Although Winston, named for Major Joseph Winston, a Revolutionary war hero from Germanton, grew slowly at first, the town came into its own in the wake of the Civil War thanks to wagons, a new railroad, and, of course, tobacco.
By 1910, Winston was three times the size of Salem, and by 1913, citizens voted to consolidate the two towns, a hyphen placed delicately between them.
• • •
After tobacco
After years of growth, R.J. Reynolds Tobacco Company, like all empires, eventually fell — from about 16,000 jobs down to about 4,000 today. Mayor Allen Joines, who has worked for the city of Winston-Salem since 1971, has seen many changes in the town’s recent history. “When I first came here, Winston was dominated by a few large employers, so we’ve done, I think, a good job of diversifying our economy as well as creating a vision for our future,” Joines says. The city has recruited businesses in health care and high-technology research and has plans to expand its Piedmont Triad Research Park to become the largest urban research park in North America.

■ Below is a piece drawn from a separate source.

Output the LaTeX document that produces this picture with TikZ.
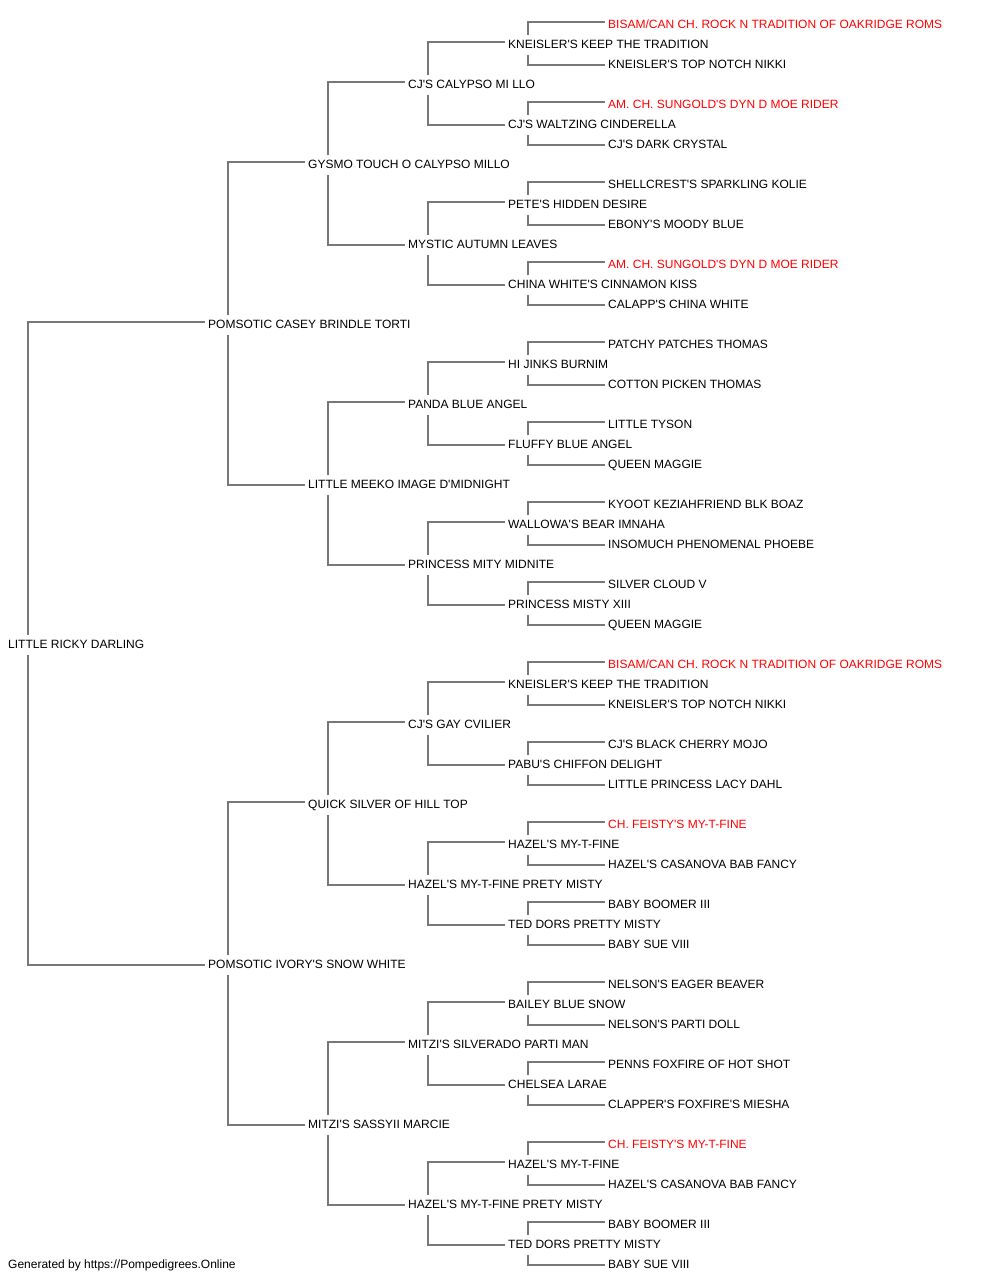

One of the other big recent changes has been the revitalization of the downtown area. “When I first came here, we jokingly said you could shoot a cannon down Fourth Street at 5:30 p.m. and you’ll not hit anybody,” Joines says. “[Today] it’s an altogether different story.”
On any warm night in Winston-Salem, people fill the sidewalk tables at restaurants on Fourth Street, from Foothills Brewing Company all the way up to Hutch and Harris Restaurant and Mellow Mushroom. Taking a turn down Trade Street, local galleries and shops in the Arts District open their doors to shoppers, taking pride in the fact that Winston-Salem is the City of the Arts, and that its arts council was the first in the nation (and celebrated its 60th-anniversary last year). Gena Knighten, owner of Chelsee’s Coffee Shop and More on Trade Street, can’t believe how far the downtown and the arts district have come since she moved in seven years ago. “We were here before a lot of this was here,” Knighten says. “We’ve seen Trader’s Row go up, we’ve seen all the condominiums and apartments go up, and you know, people actually started to live downtown.”
Knighten has also seen the number of canine customers, with owners in tow, greatly increase. “I have 12 puppies that come by to see me off and on every morning for their treats,” says Knighten, a dog lover who named Chelsee’s for her miniature schnauzer that passed away four years ago.
Vivian Joiner of Sweet Potatoes restaurant next door has also seen a significant change and has enjoyed how Winston-Salem is a big city with the friendliness of a small town, making it difficult to walk down the street without seeing someone you know. “I just strolled down the street,” Joiner says, “and I felt like I was on parade — I waved to three or four people.”
Even visitors soon begin to feel at home here. One can’t-miss attraction is Old Salem, a living history museum developed within the original town. Costumed interpreters and authentic craftspeople recreate life in Salem from 1766-1840. This year, Old Salem celebrates its 60th anniversary of historic preservation, a testament to the Moravian’s meticulous record-keeping, and the city’s desire to preserve the past.
And, of course, no visit to Winston-Salem would be complete without seeing Reynolda House Museum of American Art, the estate that represents that most famous family who built Winston-Salem from a frontier town into a bastion of industry. Now a partner with Wake Forest University, a private university the Reynolds family lured to Winston-Salem from Wake Forest in 1956, Reynolda House possesses one of the premier collections of American art in the Southeast, and the adjacent gardens and village offer recreation and shopping. From the great estate to the burgeoning city beyond, the industry of tobacco may fade, but its influence will not be forgotten.